▶ What is being asked
Take every line that has the string "size" and copy it out.

BEGIN Provided material

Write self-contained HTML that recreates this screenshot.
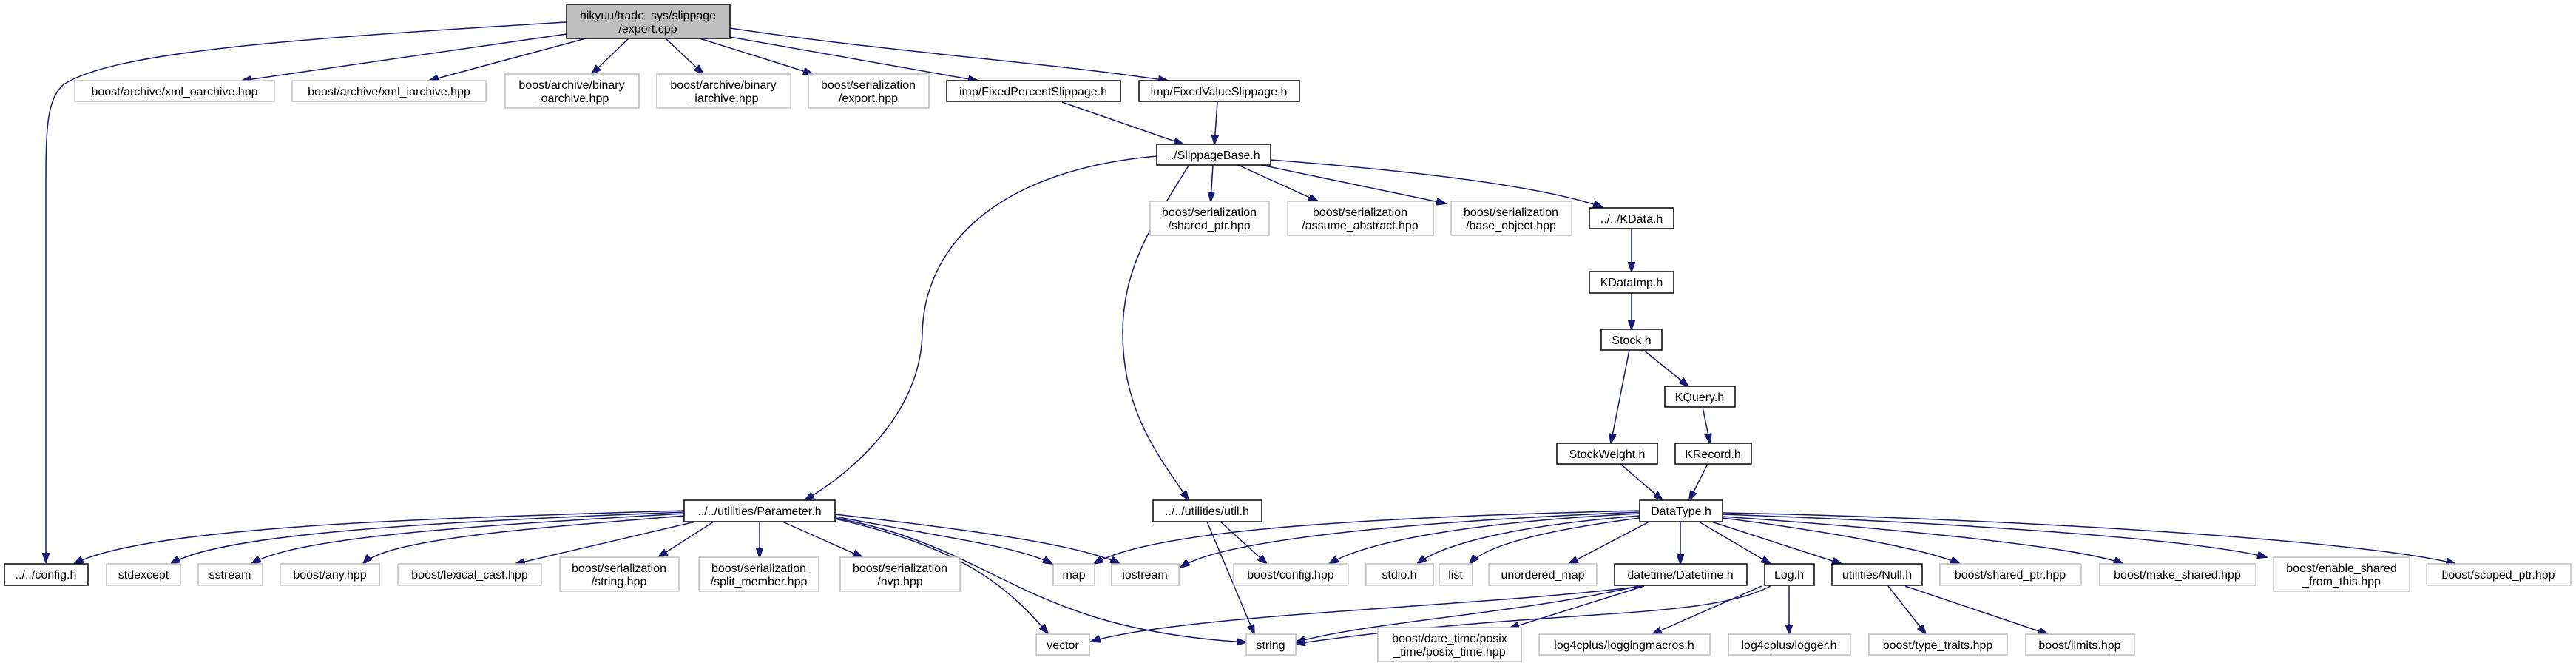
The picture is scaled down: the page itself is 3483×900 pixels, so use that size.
<!DOCTYPE html>
<html><head><meta charset="utf-8"><style>
html,body{margin:0;padding:0;background:#fff;}
svg{display:block;}
text{font-family:"Liberation Sans",sans-serif;font-size:16px;fill:#000;text-anchor:middle;}
.e{fill:#fff;stroke:#bfbfbf;stroke-width:1.5}
.i{fill:#fff;stroke:#000;stroke-width:1.5}
.r{fill:#bfbfbf;stroke:#000;stroke-width:1.5}
path{fill:none;stroke:#191970;stroke-width:1.5;marker-end:url(#a)}
</style></head><body>
<svg width="3483" height="900" viewBox="0 0 3483 900" xmlns="http://www.w3.org/2000/svg">
<defs><marker id="a" markerUnits="userSpaceOnUse" markerWidth="14" markerHeight="10" refX="13" refY="5" orient="auto"><polygon points="0,0 14,5 0,10" fill="#191970" stroke="#191970"/></marker></defs>
<path d="M766,30 C400,52 150,70 85,115 C64,135 62,170 62,250 L62,760"/>
<path d="M766,46 L327,109"/>
<path d="M792,52 L580,109"/>
<path d="M850,52 L800,100"/>
<path d="M900,52 L951,100"/>
<path d="M946,52 L1099,100"/>
<path d="M987,50 L1322,109"/>
<path d="M987,38 C1200,70 1420,85 1579,109"/>
<path d="M1436,138 L1600,195"/>
<path d="M1646,138 L1642,195"/>
<path d="M1640,223 L1637,272"/>
<path d="M1674,223 L1782,272"/>
<path d="M1705,223 L1955,275"/>
<path d="M1718,216 C1900,230 2080,250 2167,280"/>
<path d="M1564,211 C1350,230 1250,330 1247,450 C1245,560 1150,640 1088,676"/>
<path d="M1607,224 C1560,300 1518,360 1518,450 C1518,560 1570,620 1607,676"/>
<path d="M2206,309 L2206,367"/>
<path d="M2206,396 L2206,445"/>
<path d="M2222,473 L2283,522"/>
<path d="M2203,473 L2178,599"/>
<path d="M2302,550 L2312,599"/>
<path d="M2191,627 L2248,676"/>
<path d="M2309,627 L2284,676"/>
<path d="M925,690 C600,700 200,710 100,762"/>
<path d="M925,692 C600,705 300,720 231,762"/>
<path d="M925,694 C650,710 400,725 340,762"/>
<path d="M925,697 C700,715 520,730 491,762"/>
<path d="M940,705 L697,762"/>
<path d="M965,705 L890,753"/>
<path d="M1027,705 L1027,753"/>
<path d="M1058,705 L1166,753"/>
<path d="M1129,698 C1300,730 1380,740 1423,762"/>
<path d="M1129,695 C1350,720 1470,740 1514,762"/>
<path d="M1129,701 C1300,740 1360,790 1417,856"/>
<path d="M1129,700 C1350,740 1380,850 1685,868"/>
<path d="M1650,705 L1713,762"/>
<path d="M1632,705 L1696,857"/>
<path d="M2217,690 C1800,700 1550,720 1479,762"/>
<path d="M2217,692 C1900,705 1650,730 1596,767"/>
<path d="M2217,694 C2000,705 1850,730 1797,762"/>
<path d="M2217,697 C2050,710 1950,735 1916,762"/>
<path d="M2217,700 C2100,715 2010,735 1987,762"/>
<path d="M2230,705 L2121,762"/>
<path d="M2272,705 L2272,762"/>
<path d="M2297,705 L2394,762"/>
<path d="M2314,705 L2490,762"/>
<path d="M2329,700 C2450,715 2600,740 2650,762"/>
<path d="M2329,698 C2500,710 2800,735 2871,762"/>
<path d="M2329,695 C2600,705 2950,725 3065,753"/>
<path d="M2329,693 C2700,700 3200,730 3320,762"/>
<path d="M2223,792 C2000,820 1600,830 1475,867"/>
<path d="M2215,792 C2050,830 1850,840 1752,868"/>
<path d="M2223,792 L2041,849"/>
<path d="M2394,792 C2300,840 2100,820 1752,870"/>
<path d="M2382,792 L2234,857"/>
<path d="M2419,792 L2419,857"/>
<path d="M2553,792 L2604,857"/>
<path d="M2576,792 L2769,857"/>
<rect class="r" x="766" y="6" width="221" height="46"/><text x="876" y="26">hikyuu/trade_sys/slippage</text><text x="876" y="44">/export.cpp</text>
<rect class="e" x="101" y="109" width="270" height="28"/><text x="236" y="129">boost/archive/xml_oarchive.hpp</text>
<rect class="e" x="395" y="109" width="262" height="28"/><text x="526" y="129">boost/archive/xml_iarchive.hpp</text>
<rect class="e" x="683" y="100" width="181" height="46"/><text x="773" y="120">boost/archive/binary</text><text x="773" y="138">_oarchive.hpp</text>
<rect class="e" x="888" y="100" width="181" height="46"/><text x="978" y="120">boost/archive/binary</text><text x="978" y="138">_iarchive.hpp</text>
<rect class="e" x="1093" y="100" width="163" height="46"/><text x="1174" y="120">boost/serialization</text><text x="1174" y="138">/export.hpp</text>
<rect class="i" x="1280" y="109" width="235" height="28"/><text x="1397" y="129">imp/FixedPercentSlippage.h</text>
<rect class="i" x="1540" y="109" width="217" height="28"/><text x="1648" y="129">imp/FixedValueSlippage.h</text>
<rect class="i" x="1564" y="195" width="154" height="28"/><text x="1641" y="215">../SlippageBase.h</text>
<rect class="e" x="1555" y="272" width="161" height="46"/><text x="1635" y="292">boost/serialization</text><text x="1635" y="310">/shared_ptr.hpp</text>
<rect class="e" x="1741" y="272" width="197" height="46"/><text x="1839" y="292">boost/serialization</text><text x="1839" y="310">/assume_abstract.hpp</text>
<rect class="e" x="1962" y="272" width="163" height="46"/><text x="2043" y="292">boost/serialization</text><text x="2043" y="310">/base_object.hpp</text>
<rect class="i" x="2149" y="281" width="114" height="28"/><text x="2206" y="301">../../KData.h</text>
<rect class="i" x="2149" y="367" width="114" height="29"/><text x="2206" y="387">KDataImp.h</text>
<rect class="i" x="2165" y="445" width="82" height="28"/><text x="2206" y="465">Stock.h</text>
<rect class="i" x="2251" y="522" width="95" height="28"/><text x="2298" y="542">KQuery.h</text>
<rect class="i" x="2105" y="599" width="136" height="28"/><text x="2173" y="619">StockWeight.h</text>
<rect class="i" x="2265" y="599" width="103" height="28"/><text x="2316" y="619">KRecord.h</text>
<rect class="i" x="2217" y="676" width="112" height="29"/><text x="2273" y="696">DataType.h</text>
<rect class="i" x="925" y="676" width="204" height="29"/><text x="1027" y="696">../../utilities/Parameter.h</text>
<rect class="i" x="1559" y="676" width="147" height="29"/><text x="1632" y="696">../../utilities/util.h</text>
<rect class="i" x="6" y="762" width="113" height="29"/><text x="62" y="782">../../config.h</text>
<rect class="e" x="144" y="762" width="100" height="29"/><text x="194" y="782">stdexcept</text>
<rect class="e" x="268" y="762" width="87" height="29"/><text x="311" y="782">sstream</text>
<rect class="e" x="379" y="762" width="134" height="29"/><text x="446" y="782">boost/any.hpp</text>
<rect class="e" x="538" y="762" width="194" height="29"/><text x="635" y="782">boost/lexical_cast.hpp</text>
<rect class="e" x="757" y="753" width="161" height="46"/><text x="837" y="773">boost/serialization</text><text x="837" y="791">/string.hpp</text>
<rect class="e" x="945" y="753" width="162" height="46"/><text x="1026" y="773">boost/serialization</text><text x="1026" y="791">/split_member.hpp</text>
<rect class="e" x="1136" y="753" width="162" height="46"/><text x="1217" y="773">boost/serialization</text><text x="1217" y="791">/nvp.hpp</text>
<rect class="e" x="1424" y="762" width="56" height="29"/><text x="1452" y="782">map</text>
<rect class="e" x="1503" y="762" width="91" height="29"/><text x="1548" y="782">iostream</text>
<rect class="e" x="1668" y="762" width="155" height="29"/><text x="1745" y="782">boost/config.hpp</text>
<rect class="e" x="1847" y="762" width="91" height="29"/><text x="1892" y="782">stdio.h</text>
<rect class="e" x="1946" y="762" width="45" height="29"/><text x="1968" y="782">list</text>
<rect class="e" x="2013" y="762" width="146" height="29"/><text x="2086" y="782">unordered_map</text>
<rect class="i" x="2183" y="762" width="179" height="29"/><text x="2272" y="782">datetime/Datetime.h</text>
<rect class="i" x="2386" y="762" width="67" height="29"/><text x="2419" y="782">Log.h</text>
<rect class="i" x="2477" y="762" width="122" height="29"/><text x="2538" y="782">utilities/Null.h</text>
<rect class="e" x="2623" y="762" width="191" height="29"/><text x="2718" y="782">boost/shared_ptr.hpp</text>
<rect class="e" x="2839" y="762" width="211" height="29"/><text x="2944" y="782">boost/make_shared.hpp</text>
<rect class="e" x="3074" y="753" width="184" height="46"/><text x="3166" y="773">boost/enable_shared</text><text x="3166" y="791">_from_this.hpp</text>
<rect class="e" x="3281" y="762" width="195" height="29"/><text x="3378" y="782">boost/scoped_ptr.hpp</text>
<rect class="e" x="1401" y="857" width="72" height="28"/><text x="1437" y="877">vector</text>
<rect class="e" x="1685" y="857" width="67" height="28"/><text x="1718" y="877">string</text>
<rect class="e" x="1863" y="848" width="194" height="46"/><text x="1960" y="868">boost/date_time/posix</text><text x="1960" y="886">_time/posix_time.hpp</text>
<rect class="e" x="2081" y="857" width="231" height="28"/><text x="2196" y="877">log4cplus/loggingmacros.h</text>
<rect class="e" x="2337" y="857" width="165" height="28"/><text x="2419" y="877">log4cplus/logger.h</text>
<rect class="e" x="2527" y="857" width="187" height="28"/><text x="2620" y="877">boost/type_traits.hpp</text>
<rect class="e" x="2739" y="857" width="147" height="28"/><text x="2812" y="877">boost/limits.hpp</text>
</svg>
</body></html>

END Provided material

▶ Response to the exercise
The picture is scaled down: the page itself is 3483×900 pixels, so use that size.
text{font-family:"Liberation Sans",sans-serif;font-size:16px;fill:#000;text-anchor:middle;}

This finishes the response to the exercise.